Czy jesteście sobie w stanie wyobrazić internety bez piracenia filmów, muzyki, książek, czy innych wartości intelektualnych? Ja niestety też nie. Piszę niestety, trochę dla zasady, aczkolwiek nie tylko, bo jako urodzony legalista, boli mnie, że przestaliśmy postrzegać piractwo jako coś złego.

Oczywiście nie jestem bez winy, bo i ja wielu filmów bym nie obejrzał, wielu utworów nie posłuchał i wielu książek nie przeczytał, gdybym nie „wypożyczył” ich sobie z niekończących się zasobów Internetu. Oczywiście wolałbym, by było mnie stać na kupowanie tego wszystkiego w oryginałach, no ale niestety nie stać, a pokusa jest zbyt silna, a szkodliwość społeczna czynu akceptowalna.

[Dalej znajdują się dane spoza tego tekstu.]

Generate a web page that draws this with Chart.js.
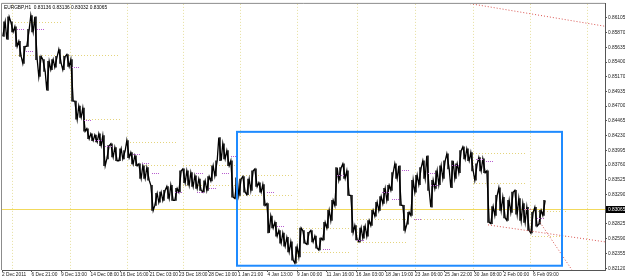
<!DOCTYPE html>
<html>
<head>
<meta charset="utf-8">
<script src="https://cdn.jsdelivr.net/npm/chart.js@4/dist/chart.umd.min.js"></script>
<style>
html, body { margin: 0; padding: 0; background: #fff; }
#wrap { width: 625px; height: 279px; }
</style>
</head>
<body>
<div id="wrap"><canvas id="chart" width="625" height="279"></canvas></div>
<script>
// EURGBP,H1 - each column below groups a few hourly bars (high / low)
var highs = [
  0.8604, 0.8612, 0.8604, 0.8596, 0.8573, 0.8565, 0.8592, 0.8614, 0.8612, 0.8549,
  0.8544, 0.8541, 0.8544, 0.8549, 0.8560, 0.8549, 0.8552, 0.8544, 0.8478, 0.8470,
  0.8467, 0.8434, 0.8426, 0.8424, 0.8426, 0.8423, 0.8407, 0.8410, 0.8404, 0.8402,
  0.8399, 0.8415, 0.8396, 0.8391, 0.8378, 0.8375, 0.8372, 0.8344, 0.8331, 0.8333,
  0.8336, 0.8342, 0.8344, 0.8339, 0.8367, 0.8370, 0.8367, 0.8364, 0.8359, 0.8354,
  0.8351, 0.8358, 0.8375, 0.8383, 0.8420, 0.8410, 0.8399, 0.8383, 0.8356, 0.8354,
  0.8358, 0.8354, 0.8367, 0.8370, 0.8348, 0.8345, 0.8315, 0.8295, 0.8285, 0.8272,
  0.8268, 0.8261, 0.8254, 0.8246, 0.8276, 0.8272, 0.8269, 0.8272, 0.8263, 0.8260,
  0.8285, 0.8304, 0.8320, 0.8372, 0.8372, 0.8378, 0.8367, 0.8328, 0.8280, 0.8276,
  0.8279, 0.8288, 0.8304, 0.8317, 0.8326, 0.8339, 0.8344, 0.8364, 0.8378, 0.8375,
  0.8312, 0.8301, 0.8352, 0.8360, 0.8372, 0.8383, 0.8391, 0.8352, 0.8367, 0.8375,
  0.8383, 0.8394, 0.8383, 0.8378, 0.8399, 0.8405, 0.8402, 0.8396, 0.8378, 0.8388,
  0.8386, 0.8367, 0.8310, 0.8328, 0.8340, 0.8325, 0.8320, 0.8333, 0.8336, 0.8323,
  0.8315, 0.8309, 0.8301, 0.8309, 0.8304, 0.8320
];
var lows = [
  0.8581, 0.8576, 0.8588, 0.8565, 0.8549, 0.8538, 0.8565, 0.8588, 0.8544, 0.8517,
  0.8525, 0.8495, 0.8528, 0.8532, 0.8538, 0.8528, 0.8533, 0.8478, 0.8449, 0.8452,
  0.8430, 0.8418, 0.8415, 0.8413, 0.8407, 0.8375, 0.8386, 0.8389, 0.8383, 0.8383,
  0.8386, 0.8388, 0.8378, 0.8375, 0.8355, 0.8355, 0.8352, 0.8304, 0.8312, 0.8317,
  0.8320, 0.8323, 0.8320, 0.8320, 0.8333, 0.8348, 0.8344, 0.8342, 0.8339, 0.8336,
  0.8333, 0.8336, 0.8351, 0.8359, 0.8383, 0.8386, 0.8375, 0.8325, 0.8323, 0.8328,
  0.8333, 0.8329, 0.8336, 0.8342, 0.8333, 0.8312, 0.8268, 0.8276, 0.8263, 0.8252,
  0.8247, 0.8238, 0.8225, 0.8220, 0.8230, 0.8252, 0.8250, 0.8254, 0.8244, 0.8241,
  0.8257, 0.8276, 0.8288, 0.8312, 0.8352, 0.8355, 0.8328, 0.8269, 0.8257, 0.8254,
  0.8260, 0.8263, 0.8280, 0.8295, 0.8304, 0.8315, 0.8320, 0.8336, 0.8355, 0.8312,
  0.8272, 0.8282, 0.8296, 0.8333, 0.8345, 0.8355, 0.8336, 0.8309, 0.8339, 0.8345,
  0.8355, 0.8370, 0.8340, 0.8355, 0.8364, 0.8386, 0.8383, 0.8367, 0.8352, 0.8367,
  0.8364, 0.8285, 0.8283, 0.8296, 0.8304, 0.8292, 0.8288, 0.8301, 0.8298, 0.8288,
  0.8285, 0.8272, 0.8268, 0.8279, 0.8282, 0.8296
];

var dateLabels = ['2 Dec 2011', '6 Dec 21:00', '9 Dec 13:00', '14 Dec 08:00', '16 Dec 16:00',
  '21 Dec 03:00', '23 Dec 18:00', '28 Dec 10:00', '1 Jan 21:00', '4 Jan 13:00', '9 Jan 00:00',
  '11 Jan 16:00', '16 Jan 03:00', '18 Jan 19:00', '23 Jan 06:00', '25 Jan 22:00',
  '30 Jan 08:00', '2 Feb 00:00', '6 Feb 09:00'];
var priceTicks = [0.86105, 0.85870, 0.85635, 0.85400, 0.85170, 0.84935, 0.84700, 0.84465,
  0.84230, 0.83995, 0.83760, 0.83525, 0.83290, 0.82825, 0.82590, 0.82355, 0.82120];

var symbol = 'EURGBP,H1';
var lastBar = [0.83136, 0.83136, 0.83032, 0.83065]; // open high low close
var lastPrice = 0.83065;

// week separators (column index)
var weekStarts = [2, 16.5, 30.75, 44.75, 59, 73.25, 88.25, 102.75, 117.25, 131.5, 145.75];

// previous range levels: from column, to column, price
var levelFrom = [2, 2, 19.75, 30.75, 30.75, 44.75, 44.75, 59, 59, 73.25, 73.25, 88.25, 88.25, 102.75, 117.25, 117.25, 132, 132];
var levelTo = [14.75, 29, 29, 43.5, 43.5, 58.5, 58.5, 72, 72, 86.5, 86.5, 100.75, 100.75, 115.25, 130.25, 130.25, 141, 141];
var levelPrice = [0.8603, 0.8552, 0.8450, 0.8413, 0.8377, 0.8377, 0.8344, 0.8360, 0.8329, 0.8276,
  0.8238, 0.8290, 0.8254, 0.8290, 0.8396, 0.8348, 0.8303, 0.8263];

// small pivot marks
var markBar = [4, 9, 6.25, 17.75, 20.75, 23.5, 26, 33, 35.25, 37.75, 43.5, 48.75, 49, 52, 55.25,
  57.5, 66.5, 69, 80.5, 84, 89, 95.25, 97.75, 100.25, 103.25, 106.75, 107.5, 112.75, 118.75,
  121.25, 130.75, 134];
var markPrice = [0.8593, 0.8593, 0.8557, 0.8532, 0.8448, 0.8416, 0.8407, 0.8394, 0.8380, 0.8364,
  0.8333, 0.8363, 0.8333, 0.8339, 0.8363, 0.8391, 0.8334, 0.8279, 0.8243, 0.8361, 0.8257,
  0.8333, 0.8322, 0.8369, 0.8290, 0.8364, 0.8344, 0.8377, 0.8386, 0.8383, 0.8306, 0.8292];

// trend lines: two anchors each
var trendBar1 = [116.5, 121, 134];
var trendPrice1 = [0.8633, 0.8281, 0.8285];
var trendBar2 = [150.25, 150.25, 142.75];
var trendPrice2 = [0.8597, 0.8254, 0.8202];

// rectangle
var boxBars = [58.25, 139.5];
var boxPrices = [0.8429, 0.8216];

// floating high-low bars
var bars = highs.map(function (h, i) {
  return { x: i, y: [lows[i], h] };
});
// path through each column's extremes, in the order the move went
var path = [];
highs.forEach(function (h, i) {
  var mid = (h + lows[i]) / 2;
  var next = i + 1 < highs.length ? (highs[i + 1] + lows[i + 1]) / 2 : mid;
  if (next < mid) {
    path.push({ x: i - 0.3, y: h }, { x: i + 0.3, y: lows[i] });
  } else {
    path.push({ x: i - 0.3, y: lows[i] }, { x: i + 0.3, y: h });
  }
});

var font = { family: 'Liberation Sans', size: 4.8 };

var overlays = {
  id: 'overlays',
  beforeDatasetsDraw: function (chart) {
    var ctx = chart.ctx, xs = chart.scales.x, ys = chart.scales.y, a = chart.chartArea;
    ctx.save();
    ctx.beginPath();
    ctx.rect(a.left, a.top, a.right - a.left, a.bottom - a.top);
    ctx.clip();
    ctx.lineWidth = 1;
    ctx.setLineDash([1, 2]);
    ctx.strokeStyle = '#e6df9f';
    weekStarts.forEach(function (b) {
      var x = Math.round(xs.getPixelForValue(b)) + 0.5;
      ctx.beginPath();
      ctx.moveTo(x, a.top);
      ctx.lineTo(x, a.bottom);
      ctx.stroke();
    });
    ctx.strokeStyle = '#e4d47c';
    levelPrice.forEach(function (p, i) {
      var y = Math.round(ys.getPixelForValue(p)) + 0.5;
      ctx.beginPath();
      ctx.moveTo(xs.getPixelForValue(levelFrom[i]), y);
      ctx.lineTo(xs.getPixelForValue(levelTo[i]), y);
      ctx.stroke();
    });
    ctx.setLineDash([]);
    ctx.strokeStyle = '#f2d95c';
    var ly = Math.round(ys.getPixelForValue(lastPrice)) + 0.5;
    ctx.beginPath();
    ctx.moveTo(a.left, ly);
    ctx.lineTo(a.right, ly);
    ctx.stroke();
    ctx.restore();
  },
  afterDatasetsDraw: function (chart) {
    var ctx = chart.ctx, xs = chart.scales.x, ys = chart.scales.y, a = chart.chartArea;
    ctx.save();
    ctx.beginPath();
    ctx.rect(a.left, a.top, a.right - a.left, a.bottom - a.top);
    ctx.clip();
    // pivot marks
    ctx.strokeStyle = '#b85ed0';
    ctx.lineWidth = 1;
    ctx.setLineDash([1, 1]);
    markBar.forEach(function (b, i) {
      var x = xs.getPixelForValue(b), y = Math.round(ys.getPixelForValue(markPrice[i])) + 0.5;
      ctx.beginPath();
      ctx.moveTo(x - 3, y);
      ctx.lineTo(x + 4, y);
      ctx.stroke();
    });
    // trend lines
    ctx.strokeStyle = '#d9534f';
    ctx.setLineDash([1, 2]);
    trendBar1.forEach(function (b, i) {
      ctx.beginPath();
      ctx.moveTo(xs.getPixelForValue(b), ys.getPixelForValue(trendPrice1[i]));
      ctx.lineTo(xs.getPixelForValue(trendBar2[i]), ys.getPixelForValue(trendPrice2[i]));
      ctx.stroke();
    });
    // rectangle
    ctx.setLineDash([]);
    ctx.strokeStyle = '#1f8bff';
    ctx.lineWidth = 2;
    var x1 = xs.getPixelForValue(boxBars[0]), x2 = xs.getPixelForValue(boxBars[1]);
    var y1 = ys.getPixelForValue(boxPrices[0]), y2 = ys.getPixelForValue(boxPrices[1]);
    ctx.strokeRect(x1, y1, x2 - x1, y2 - y1);
    ctx.restore();
  },
  afterDraw: function (chart) {
    var ctx = chart.ctx, ys = chart.scales.y, a = chart.chartArea;
    ctx.save();
    // frame top / left
    ctx.strokeStyle = '#8c8c8c';
    ctx.lineWidth = 1;
    ctx.beginPath();
    ctx.moveTo(a.left - 0.5, a.bottom);
    ctx.lineTo(a.left - 0.5, a.top - 0.5);
    ctx.lineTo(a.right, a.top - 0.5);
    ctx.stroke();
    // title
    ctx.fillStyle = '#000';
    ctx.font = '4.8px "Liberation Sans"';
    ctx.textBaseline = 'middle';
    ctx.textAlign = 'left';
    ctx.fillText(symbol + '  ' + lastBar.map(function (v) { return v.toFixed(5); }).join(' '), a.left + 2, a.top + 4);
    // last price label
    var y = Math.round(ys.getPixelForValue(lastPrice));
    ctx.fillStyle = '#000';
    ctx.fillRect(a.right + 1, y - 3, 19, 7);
    ctx.fillStyle = '#fff';
    ctx.fillText(lastPrice.toFixed(5), a.right + 3, y + 0.5);
    ctx.restore();
  }
};

new Chart(document.getElementById('chart'), {
  type: 'bar',
  data: {
    datasets: [{
      type: 'line',
      data: path,
      borderColor: '#000',
      borderWidth: 1.3,
      pointRadius: 0,
      tension: 0,
      order: 0
    }, {
      data: bars,
      backgroundColor: '#222',
      borderWidth: 0,
      barThickness: 1,
      order: 1
    }]
  },
  options: {
    responsive: false,
    animation: false,
    layout: { padding: { left: 2, top: 2, right: 0, bottom: 0 } },
    plugins: { legend: { display: false }, tooltip: { enabled: false } },
    scales: {
      x: {
        type: 'linear',
        min: -0.5,
        max: 150.25,
        offset: false,
        afterBuildTicks: function (scale) {
          scale.ticks = dateLabels.map(function (l, k) { return { value: -0.5 + k * 7.375 }; });
        },
        afterFit: function (scale) { scale.height = 9; },
        grid: { offset: false, drawOnChartArea: false, tickLength: 2, color: '#555' },
        border: { color: '#555' },
        ticks: {
          autoSkip: false,
          maxRotation: 0,
          align: 'start',
          padding: 0,
          font: font,
          color: '#222',
          callback: function (v, i) { return dateLabels[i]; }
        }
      },
      y: {
        position: 'right',
        min: 0.82092,
        max: 0.86326,
        afterBuildTicks: function (scale) {
          scale.ticks = priceTicks.map(function (v) { return { value: v }; });
        },
        afterFit: function (scale) { scale.width = 20; },
        grid: { drawOnChartArea: false, tickLength: 2, color: '#555' },
        border: { color: '#555' },
        ticks: {
          padding: 1,
          font: font,
          color: '#222',
          callback: function (v) { return v.toFixed(5); }
        }
      }
    }
  },
  plugins: [overlays]
});
</script>
</body>
</html>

Tym niemniej są rzeczy, które zawsze muszą mieć w oryginale, a jedną z nich jest na pewno wszystko związane ze Star Wars. Zresztą jakiś czas temu chwaliłem się moją kolekcją oryginalnych filmów na najróżniejszych nośnikach, a dziś, choć Przebudzenie Mocy dostępne jest już spiracone i w dobrej kopii, ja sobie go odpuszczam i czekam na oryginalne wydanie, najlepiej w fajniutkim steelbooku do kolekcji 🙂

No i Was też namawiam i zaklinam, jeśli kochacie Gwiezdne Wojny, nie ściągajcie pirackiego Przebudzenia Mocy, w końcu te 40 czy 50 zł, które wydać trzeba na oryginał, to nie aż tak wielka kwota.